### TASK STATEMENT:
Each line from the one containing "What matplotlib code" through the one containing "q_labels = ['μ(Q)-σ(Q)', 'μ(Q)', 'μ(Q)+σ(Q)']" must be echoed exactly, endpoints included, and every other line omitted.

(Figure scripts)

++++++++

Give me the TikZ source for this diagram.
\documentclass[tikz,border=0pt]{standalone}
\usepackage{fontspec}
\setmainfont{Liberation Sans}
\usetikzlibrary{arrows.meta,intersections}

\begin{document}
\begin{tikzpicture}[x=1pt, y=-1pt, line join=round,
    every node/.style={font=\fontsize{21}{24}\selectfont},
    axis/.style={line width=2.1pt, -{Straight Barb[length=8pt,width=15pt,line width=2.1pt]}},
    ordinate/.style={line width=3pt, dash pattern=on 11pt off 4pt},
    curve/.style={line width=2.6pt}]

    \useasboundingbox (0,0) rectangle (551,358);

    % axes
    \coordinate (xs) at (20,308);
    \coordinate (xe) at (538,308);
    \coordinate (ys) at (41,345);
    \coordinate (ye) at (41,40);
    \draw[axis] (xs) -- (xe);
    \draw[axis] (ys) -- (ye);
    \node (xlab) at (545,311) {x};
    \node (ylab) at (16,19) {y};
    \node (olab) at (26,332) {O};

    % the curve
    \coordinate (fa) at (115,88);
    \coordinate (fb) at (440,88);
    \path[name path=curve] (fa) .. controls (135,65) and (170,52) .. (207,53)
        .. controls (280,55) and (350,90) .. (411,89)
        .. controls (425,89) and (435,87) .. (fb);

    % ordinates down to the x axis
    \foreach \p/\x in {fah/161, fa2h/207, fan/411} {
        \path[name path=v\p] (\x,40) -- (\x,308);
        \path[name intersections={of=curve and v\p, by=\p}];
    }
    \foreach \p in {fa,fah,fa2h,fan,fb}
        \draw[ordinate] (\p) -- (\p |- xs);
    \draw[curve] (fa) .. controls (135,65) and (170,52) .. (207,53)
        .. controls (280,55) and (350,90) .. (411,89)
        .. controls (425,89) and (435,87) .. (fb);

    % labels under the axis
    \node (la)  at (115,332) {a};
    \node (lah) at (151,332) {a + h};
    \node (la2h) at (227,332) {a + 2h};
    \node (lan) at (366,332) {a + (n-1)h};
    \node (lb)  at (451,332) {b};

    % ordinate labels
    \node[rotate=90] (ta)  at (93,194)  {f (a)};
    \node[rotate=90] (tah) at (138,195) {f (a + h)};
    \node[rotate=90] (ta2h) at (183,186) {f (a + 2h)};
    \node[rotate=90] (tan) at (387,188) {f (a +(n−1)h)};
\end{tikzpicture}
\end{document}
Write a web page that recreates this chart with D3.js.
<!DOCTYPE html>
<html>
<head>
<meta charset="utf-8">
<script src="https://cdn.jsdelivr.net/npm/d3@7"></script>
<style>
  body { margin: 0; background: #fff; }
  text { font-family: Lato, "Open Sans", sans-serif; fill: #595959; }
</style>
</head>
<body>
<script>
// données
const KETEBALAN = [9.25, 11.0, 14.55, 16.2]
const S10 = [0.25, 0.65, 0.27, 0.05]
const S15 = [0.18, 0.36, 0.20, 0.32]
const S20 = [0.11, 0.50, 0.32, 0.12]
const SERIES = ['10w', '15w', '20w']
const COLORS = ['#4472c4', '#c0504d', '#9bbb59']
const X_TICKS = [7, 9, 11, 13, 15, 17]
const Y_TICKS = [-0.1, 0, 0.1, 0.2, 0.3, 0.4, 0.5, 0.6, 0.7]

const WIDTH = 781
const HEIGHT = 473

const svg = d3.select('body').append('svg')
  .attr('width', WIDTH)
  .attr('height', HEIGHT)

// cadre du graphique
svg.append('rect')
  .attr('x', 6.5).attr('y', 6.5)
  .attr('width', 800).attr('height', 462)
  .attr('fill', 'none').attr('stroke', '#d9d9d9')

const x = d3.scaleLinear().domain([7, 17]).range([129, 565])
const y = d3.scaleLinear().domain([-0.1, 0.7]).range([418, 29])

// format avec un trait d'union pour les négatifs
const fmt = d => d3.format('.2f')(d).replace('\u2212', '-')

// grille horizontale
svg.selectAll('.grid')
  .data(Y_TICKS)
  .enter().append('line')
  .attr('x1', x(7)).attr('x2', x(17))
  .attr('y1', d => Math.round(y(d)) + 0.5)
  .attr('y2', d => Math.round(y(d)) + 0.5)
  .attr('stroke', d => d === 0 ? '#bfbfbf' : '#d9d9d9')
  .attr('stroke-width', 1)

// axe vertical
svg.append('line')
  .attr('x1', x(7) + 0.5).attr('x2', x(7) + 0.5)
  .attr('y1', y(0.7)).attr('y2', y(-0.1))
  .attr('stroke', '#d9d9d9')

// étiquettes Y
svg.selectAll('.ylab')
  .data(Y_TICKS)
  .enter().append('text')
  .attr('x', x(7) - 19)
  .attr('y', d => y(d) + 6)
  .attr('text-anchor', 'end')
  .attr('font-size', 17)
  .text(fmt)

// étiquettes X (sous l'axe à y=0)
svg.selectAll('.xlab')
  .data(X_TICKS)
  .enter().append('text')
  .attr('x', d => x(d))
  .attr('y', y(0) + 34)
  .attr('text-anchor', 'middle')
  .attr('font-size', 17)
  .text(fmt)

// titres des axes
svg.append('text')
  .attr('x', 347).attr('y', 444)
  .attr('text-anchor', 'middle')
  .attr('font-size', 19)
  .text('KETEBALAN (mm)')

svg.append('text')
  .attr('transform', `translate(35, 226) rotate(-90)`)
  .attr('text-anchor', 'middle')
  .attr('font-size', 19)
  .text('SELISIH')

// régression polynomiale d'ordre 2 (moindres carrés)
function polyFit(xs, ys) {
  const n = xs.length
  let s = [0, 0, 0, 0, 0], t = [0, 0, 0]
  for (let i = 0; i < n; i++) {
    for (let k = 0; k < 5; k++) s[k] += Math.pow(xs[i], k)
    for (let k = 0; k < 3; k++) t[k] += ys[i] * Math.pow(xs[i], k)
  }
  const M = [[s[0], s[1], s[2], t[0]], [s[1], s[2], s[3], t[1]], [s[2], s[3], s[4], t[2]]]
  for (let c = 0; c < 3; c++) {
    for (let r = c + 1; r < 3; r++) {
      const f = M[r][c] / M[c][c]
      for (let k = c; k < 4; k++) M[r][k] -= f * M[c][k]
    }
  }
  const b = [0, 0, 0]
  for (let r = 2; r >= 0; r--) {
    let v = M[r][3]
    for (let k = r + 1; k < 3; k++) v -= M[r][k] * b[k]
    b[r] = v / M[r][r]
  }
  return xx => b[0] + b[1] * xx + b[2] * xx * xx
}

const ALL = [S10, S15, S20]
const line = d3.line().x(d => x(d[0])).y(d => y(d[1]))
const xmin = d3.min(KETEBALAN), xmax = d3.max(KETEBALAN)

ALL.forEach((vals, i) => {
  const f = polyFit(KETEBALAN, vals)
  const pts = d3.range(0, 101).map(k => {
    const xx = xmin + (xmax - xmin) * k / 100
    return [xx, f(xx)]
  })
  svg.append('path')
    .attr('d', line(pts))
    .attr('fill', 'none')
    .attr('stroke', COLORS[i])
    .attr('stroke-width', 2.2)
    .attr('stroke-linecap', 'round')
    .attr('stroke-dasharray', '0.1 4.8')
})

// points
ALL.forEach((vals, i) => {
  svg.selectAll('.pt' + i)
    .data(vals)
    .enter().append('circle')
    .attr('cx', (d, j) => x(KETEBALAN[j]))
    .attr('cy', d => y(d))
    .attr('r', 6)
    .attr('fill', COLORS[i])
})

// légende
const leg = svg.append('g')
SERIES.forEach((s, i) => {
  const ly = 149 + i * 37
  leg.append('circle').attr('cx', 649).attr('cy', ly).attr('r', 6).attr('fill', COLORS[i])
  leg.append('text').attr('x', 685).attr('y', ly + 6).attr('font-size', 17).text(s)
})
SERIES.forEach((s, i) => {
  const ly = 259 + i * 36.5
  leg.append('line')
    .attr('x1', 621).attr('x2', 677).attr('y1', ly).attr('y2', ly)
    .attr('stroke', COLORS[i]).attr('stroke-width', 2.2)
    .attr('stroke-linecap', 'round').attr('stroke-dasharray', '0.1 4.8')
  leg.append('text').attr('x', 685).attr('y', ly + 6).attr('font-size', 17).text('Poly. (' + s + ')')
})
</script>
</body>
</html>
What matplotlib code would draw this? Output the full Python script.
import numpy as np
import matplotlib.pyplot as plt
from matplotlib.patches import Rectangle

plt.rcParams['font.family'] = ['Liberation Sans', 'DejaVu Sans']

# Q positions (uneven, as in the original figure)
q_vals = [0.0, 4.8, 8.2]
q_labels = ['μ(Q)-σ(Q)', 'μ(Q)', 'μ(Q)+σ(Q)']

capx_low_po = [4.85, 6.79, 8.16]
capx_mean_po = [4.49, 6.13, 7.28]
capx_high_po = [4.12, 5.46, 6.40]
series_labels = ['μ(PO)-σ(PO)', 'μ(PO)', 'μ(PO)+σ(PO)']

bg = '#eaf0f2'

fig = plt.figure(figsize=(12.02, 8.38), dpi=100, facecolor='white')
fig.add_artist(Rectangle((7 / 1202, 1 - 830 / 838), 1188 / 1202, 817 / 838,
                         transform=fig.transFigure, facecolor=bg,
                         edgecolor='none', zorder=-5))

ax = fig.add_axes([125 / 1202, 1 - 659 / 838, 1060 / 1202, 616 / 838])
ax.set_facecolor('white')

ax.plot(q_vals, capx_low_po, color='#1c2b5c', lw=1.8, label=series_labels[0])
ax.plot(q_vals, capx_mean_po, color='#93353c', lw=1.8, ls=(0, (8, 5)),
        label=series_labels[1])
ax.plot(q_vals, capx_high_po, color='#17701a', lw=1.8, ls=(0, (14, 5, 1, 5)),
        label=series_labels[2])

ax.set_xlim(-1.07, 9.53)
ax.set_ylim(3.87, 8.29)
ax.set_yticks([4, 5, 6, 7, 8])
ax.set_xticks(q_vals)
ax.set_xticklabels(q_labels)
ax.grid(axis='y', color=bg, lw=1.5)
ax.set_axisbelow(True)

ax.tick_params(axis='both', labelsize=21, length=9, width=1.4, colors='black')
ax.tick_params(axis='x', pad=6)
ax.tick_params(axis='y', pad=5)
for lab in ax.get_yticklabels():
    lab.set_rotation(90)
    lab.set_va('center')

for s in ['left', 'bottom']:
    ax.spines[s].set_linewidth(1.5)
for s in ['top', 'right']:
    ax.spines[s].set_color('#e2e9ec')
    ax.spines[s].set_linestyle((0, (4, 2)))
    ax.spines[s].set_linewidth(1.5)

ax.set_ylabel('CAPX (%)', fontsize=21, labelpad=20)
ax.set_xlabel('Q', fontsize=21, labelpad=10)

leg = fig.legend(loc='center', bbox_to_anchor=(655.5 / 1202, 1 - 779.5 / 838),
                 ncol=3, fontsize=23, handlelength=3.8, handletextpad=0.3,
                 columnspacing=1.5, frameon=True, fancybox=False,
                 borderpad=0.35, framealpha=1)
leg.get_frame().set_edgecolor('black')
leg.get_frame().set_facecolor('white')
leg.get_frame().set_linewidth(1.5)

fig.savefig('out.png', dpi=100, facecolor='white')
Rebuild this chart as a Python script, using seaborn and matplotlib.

++++++++

### EXERCISE OUTPUT:
What matplotlib code would draw this? Output the full Python script.
import numpy as np
import matplotlib.pyplot as plt
from matplotlib.patches import Rectangle

plt.rcParams['font.family'] = ['Liberation Sans', 'DejaVu Sans']

# Q positions (uneven, as in the original figure)
q_vals = [0.0, 4.8, 8.2]
q_labels = ['μ(Q)-σ(Q)', 'μ(Q)', 'μ(Q)+σ(Q)']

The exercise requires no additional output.